* **Given instruction**
Repeat all of the material below exactly as written, images excluded.

* **Collected data**

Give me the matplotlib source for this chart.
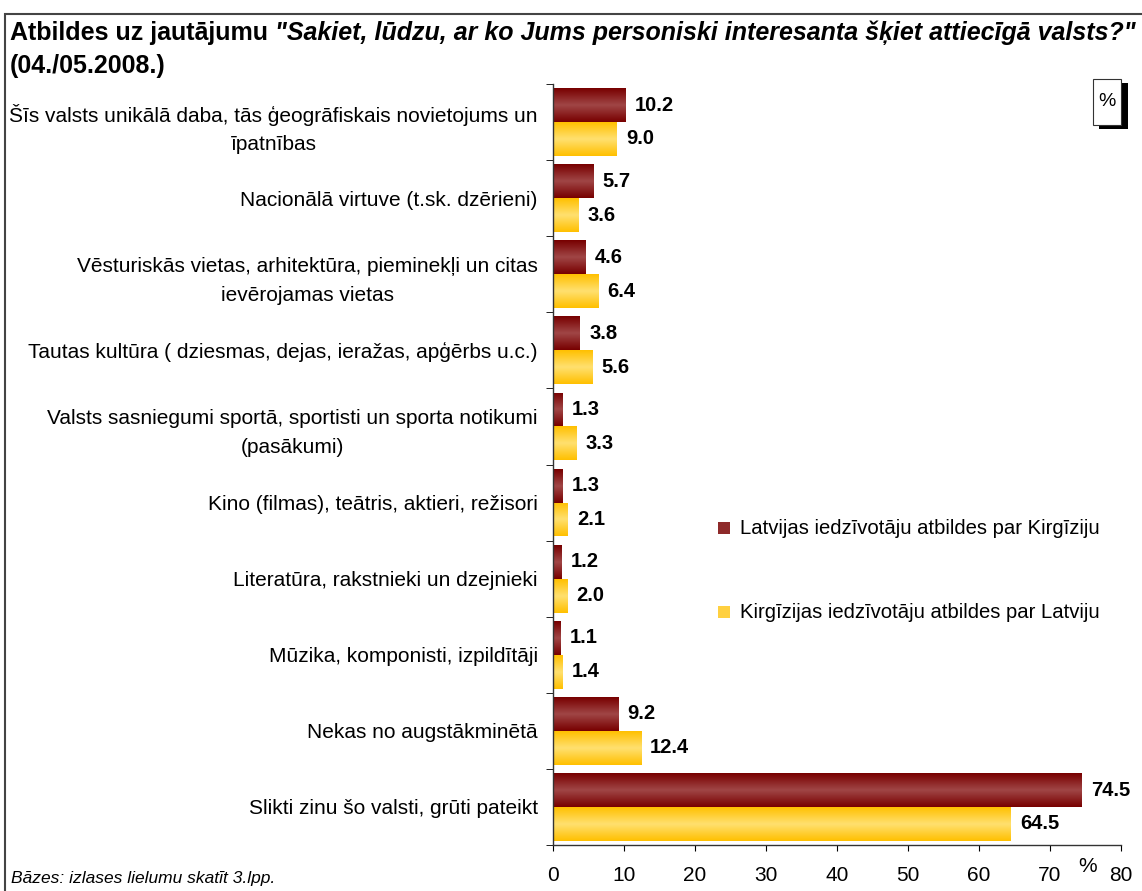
import matplotlib
matplotlib.use("Agg")
import matplotlib.pyplot as plt
import numpy as np
from matplotlib.colors import LinearSegmentedColormap
from matplotlib.patches import Rectangle

plt.rcParams['font.family'] = ['Liberation Sans', 'DejaVu Sans']

categories = [
    "Šīs valsts unikālā daba, tās ģeogrāfiskais novietojums un\nīpatnības",
    "Nacionālā virtuve (t.sk. dzērieni)",
    "Vēsturiskās vietas, arhitektūra, pieminekļi un citas\nievērojamas vietas",
    "Tautas kultūra ( dziesmas, dejas, ieražas, apģērbs u.c.)",
    "Valsts sasniegumi sportā, sportisti un sporta notikumi\n(pasākumi)",
    "Kino (filmas), teātris, aktieri, režisori",
    "Literatūra, rakstnieki un dzejnieki",
    "Mūzika, komponisti, izpildītāji",
    "Nekas no augstākminētā",
    "Slikti zinu šo valsti, grūti pateikt",
]
latvia_on_kyrgyz = [10.2, 5.7, 4.6, 3.8, 1.3, 1.3, 1.2, 1.1, 9.2, 74.5]
kyrgyz_on_latvia = [9.0, 3.6, 6.4, 5.6, 3.3, 2.1, 2.0, 1.4, 12.4, 64.5]
series_names = ["Latvijas iedzīvotāju atbildes par Kirgīziju",
                "Kirgīzijas iedzīvotāju atbildes par Latviju"]
xticks = [0, 10, 20, 30, 40, 50, 60, 70, 80]

W, H = 1142, 891
fig = plt.figure(figsize=(W / 100, H / 100), dpi=100)

# outer frame (right/bottom edges fall outside the picture)
fig.patches.append(Rectangle((5 / W, -0.1), 1.2, 1.1 - 14 / H, transform=fig.transFigure,
                             fill=False, edgecolor='#444444', lw=1.5))

ax_l, ax_r, ax_t, ax_b = 553, 1121, 84, 845
ax = fig.add_axes([ax_l / W, 1 - ax_b / H, (ax_r - ax_l) / W, (ax_b - ax_t) / H])

n = len(categories)
y = np.arange(n)
bh = 0.445

red_cmap = LinearSegmentedColormap.from_list('r', ['#780000', '#a04646', '#780000'])
yel_cmap = LinearSegmentedColormap.from_list('y', ['#ffc000', '#ffe070', '#ffc000'])
grad = np.linspace(0, 1, 64).reshape(-1, 1)

def grad_bars(vals, offset, cmap):
    bars = ax.barh(y + offset, vals, height=bh, color='none', edgecolor='none')
    for b in bars:
        x0, y0 = b.get_x(), b.get_y()
        w, h = b.get_width(), b.get_height()
        im = ax.imshow(grad, cmap=cmap, aspect='auto', extent=(x0, x0 + w, y0 + h, y0),
                       interpolation='bicubic', zorder=2)
        im.set_clip_path(b)
    return bars

grad_bars(latvia_on_kyrgyz, -bh / 2, red_cmap)
grad_bars(kyrgyz_on_latvia, bh / 2, yel_cmap)
ax.set_xlim(0, 80)
ax.set_ylim(n - 0.5, -0.5)

for i in range(n):
    ax.annotate(f"{latvia_on_kyrgyz[i]:.1f}", (latvia_on_kyrgyz[i], y[i] - bh / 2),
                xytext=(6.5, 0), textcoords='offset points', ha='left', va='center',
                fontsize=14.5, fontweight='bold')
    ax.annotate(f"{kyrgyz_on_latvia[i]:.1f}", (kyrgyz_on_latvia[i], y[i] + bh / 2),
                xytext=(6.5, 0), textcoords='offset points', ha='left', va='center',
                fontsize=14.5, fontweight='bold')

for s in ['top', 'right']:
    ax.spines[s].set_visible(False)
for s in ['left', 'bottom']:
    ax.spines[s].set_color('#333333')
    ax.spines[s].set_linewidth(1.0)

ax.set_xticks(xticks)
ax.set_xticklabels([str(t) for t in xticks], fontsize=15)
ax.tick_params(axis='x', direction='out', length=4, pad=11)
ax.set_yticks(y)
ax.set_yticklabels(categories, fontsize=15, multialignment='center', linespacing=1.65)
ax.tick_params(axis='y', length=0, pad=11)
ax.set_yticks(np.arange(-0.5, n, 1.0), minor=True)
ax.tick_params(axis='y', which='minor', direction='out', length=5)

# legend
for name, col, yy in zip(series_names, ['#8e2a2a', '#ffd040'], [528, 612]):
    fig.patches.append(Rectangle((718 / W, 1 - (yy + 6) / H), 12 / W, 12 / H,
                                 transform=fig.transFigure, facecolor=col, edgecolor='none'))
    fig.text(740 / W, 1 - yy / H, name, fontsize=14.6, va='center', ha='left')

# title
renderer = fig.canvas.get_renderer()
t1 = fig.text(10 / W, 1 - 33 / H, "Atbildes uz jautājumu ", fontsize=18, fontweight='bold',
              va='center', ha='left')
bb = t1.get_window_extent(renderer)
fig.text(bb.x1 / W, 1 - 33 / H,
         "\"Sakiet, lūdzu, ar ko Jums personiski interesanta šķiet attiecīgā valsts?\"",
         fontsize=18, fontweight='bold', style='italic', va='center', ha='left')
fig.text(10 / W, 1 - 66 / H, "(04./05.2008.)", fontsize=18, fontweight='bold', va='center', ha='left')

# % box with shadow
fig.patches.append(Rectangle((1099 / W, 1 - 129 / H), 29 / W, 46 / H, transform=fig.transFigure,
                             facecolor='black', edgecolor='none'))
fig.patches.append(Rectangle((1093 / W, 1 - 125 / H), 28 / W, 46 / H, transform=fig.transFigure,
                             facecolor='white', edgecolor='#333333', lw=0.8))
fig.text(1107 / W, 1 - 101 / H, "%", fontsize=14, ha='center', va='center')

fig.text(1088 / W, 1 - 866 / H, "%", fontsize=15, ha='center', va='center')
fig.text(11 / W, 1 - 878 / H, "Bāzes: izlases lielumu skatīt 3.lpp.", fontsize=12.5, style='italic',
         ha='left', va='center')

fig.savefig("out.png", dpi=100)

* **Final result**
Give me the matplotlib source for this chart.
import matplotlib
matplotlib.use("Agg")
import matplotlib.pyplot as plt
import numpy as np
from matplotlib.colors import LinearSegmentedColormap
from matplotlib.patches import Rectangle

plt.rcParams['font.family'] = ['Liberation Sans', 'DejaVu Sans']

categories = [
    "Šīs valsts unikālā daba, tās ģeogrāfiskais novietojums un\nīpatnības",
    "Nacionālā virtuve (t.sk. dzērieni)",
    "Vēsturiskās vietas, arhitektūra, pieminekļi un citas\nievērojamas vietas",
    "Tautas kultūra ( dziesmas, dejas, ieražas, apģērbs u.c.)",
    "Valsts sasniegumi sportā, sportisti un sporta notikumi\n(pasākumi)",
    "Kino (filmas), teātris, aktieri, režisori",
    "Literatūra, rakstnieki un dzejnieki",
    "Mūzika, komponisti, izpildītāji",
    "Nekas no augstākminētā",
    "Slikti zinu šo valsti, grūti pateikt",
]
latvia_on_kyrgyz = [10.2, 5.7, 4.6, 3.8, 1.3, 1.3, 1.2, 1.1, 9.2, 74.5]
kyrgyz_on_latvia = [9.0, 3.6, 6.4, 5.6, 3.3, 2.1, 2.0, 1.4, 12.4, 64.5]
series_names = ["Latvijas iedzīvotāju atbildes par Kirgīziju",
                "Kirgīzijas iedzīvotāju atbildes par Latviju"]
xticks = [0, 10, 20, 30, 40, 50, 60, 70, 80]

W, H = 1142, 891
fig = plt.figure(figsize=(W / 100, H / 100), dpi=100)

# outer frame (right/bottom edges fall outside the picture)
fig.patches.append(Rectangle((5 / W, -0.1), 1.2, 1.1 - 14 / H, transform=fig.transFigure,
                             fill=False, edgecolor='#444444', lw=1.5))

ax_l, ax_r, ax_t, ax_b = 553, 1121, 84, 845
ax = fig.add_axes([ax_l / W, 1 - ax_b / H, (ax_r - ax_l) / W, (ax_b - ax_t) / H])

n = len(categories)
y = np.arange(n)
bh = 0.445

red_cmap = LinearSegmentedColormap.from_list('r', ['#780000', '#a04646', '#780000'])
yel_cmap = LinearSegmentedColormap.from_list('y', ['#ffc000', '#ffe070', '#ffc000'])
grad = np.linspace(0, 1, 64).reshape(-1, 1)

def grad_bars(vals, offset, cmap):
    bars = ax.barh(y + offset, vals, height=bh, color='none', edgecolor='none')
    for b in bars:
        x0, y0 = b.get_x(), b.get_y()
        w, h = b.get_width(), b.get_height()
        im = ax.imshow(grad, cmap=cmap, aspect='auto', extent=(x0, x0 + w, y0 + h, y0),
                       interpolation='bicubic', zorder=2)
        im.set_clip_path(b)
    return bars

grad_bars(latvia_on_kyrgyz, -bh / 2, red_cmap)
grad_bars(kyrgyz_on_latvia, bh / 2, yel_cmap)
ax.set_xlim(0, 80)
ax.set_ylim(n - 0.5, -0.5)

for i in range(n):
    ax.annotate(f"{latvia_on_kyrgyz[i]:.1f}", (latvia_on_kyrgyz[i], y[i] - bh / 2),
                xytext=(6.5, 0), textcoords='offset points', ha='left', va='center',
                fontsize=14.5, fontweight='bold')
    ax.annotate(f"{kyrgyz_on_latvia[i]:.1f}", (kyrgyz_on_latvia[i], y[i] + bh / 2),
                xytext=(6.5, 0), textcoords='offset points', ha='left', va='center',
                fontsize=14.5, fontweight='bold')

for s in ['top', 'right']:
    ax.spines[s].set_visible(False)
for s in ['left', 'bottom']:
    ax.spines[s].set_color('#333333')
    ax.spines[s].set_linewidth(1.0)

ax.set_xticks(xticks)
ax.set_xticklabels([str(t) for t in xticks], fontsize=15)
ax.tick_params(axis='x', direction='out', length=4, pad=11)
ax.set_yticks(y)
ax.set_yticklabels(categories, fontsize=15, multialignment='center', linespacing=1.65)
ax.tick_params(axis='y', length=0, pad=11)
ax.set_yticks(np.arange(-0.5, n, 1.0), minor=True)
ax.tick_params(axis='y', which='minor', direction='out', length=5)

# legend
for name, col, yy in zip(series_names, ['#8e2a2a', '#ffd040'], [528, 612]):
    fig.patches.append(Rectangle((718 / W, 1 - (yy + 6) / H), 12 / W, 12 / H,
                                 transform=fig.transFigure, facecolor=col, edgecolor='none'))
    fig.text(740 / W, 1 - yy / H, name, fontsize=14.6, va='center', ha='left')

# title
renderer = fig.canvas.get_renderer()
t1 = fig.text(10 / W, 1 - 33 / H, "Atbildes uz jautājumu ", fontsize=18, fontweight='bold',
              va='center', ha='left')
bb = t1.get_window_extent(renderer)
fig.text(bb.x1 / W, 1 - 33 / H,
         "\"Sakiet, lūdzu, ar ko Jums personiski interesanta šķiet attiecīgā valsts?\"",
         fontsize=18, fontweight='bold', style='italic', va='center', ha='left')
fig.text(10 / W, 1 - 66 / H, "(04./05.2008.)", fontsize=18, fontweight='bold', va='center', ha='left')

# % box with shadow
fig.patches.append(Rectangle((1099 / W, 1 - 129 / H), 29 / W, 46 / H, transform=fig.transFigure,
                             facecolor='black', edgecolor='none'))
fig.patches.append(Rectangle((1093 / W, 1 - 125 / H), 28 / W, 46 / H, transform=fig.transFigure,
                             facecolor='white', edgecolor='#333333', lw=0.8))
fig.text(1107 / W, 1 - 101 / H, "%", fontsize=14, ha='center', va='center')

fig.text(1088 / W, 1 - 866 / H, "%", fontsize=15, ha='center', va='center')
fig.text(11 / W, 1 - 878 / H, "Bāzes: izlases lielumu skatīt 3.lpp.", fontsize=12.5, style='italic',
         ha='left', va='center')

fig.savefig("out.png", dpi=100)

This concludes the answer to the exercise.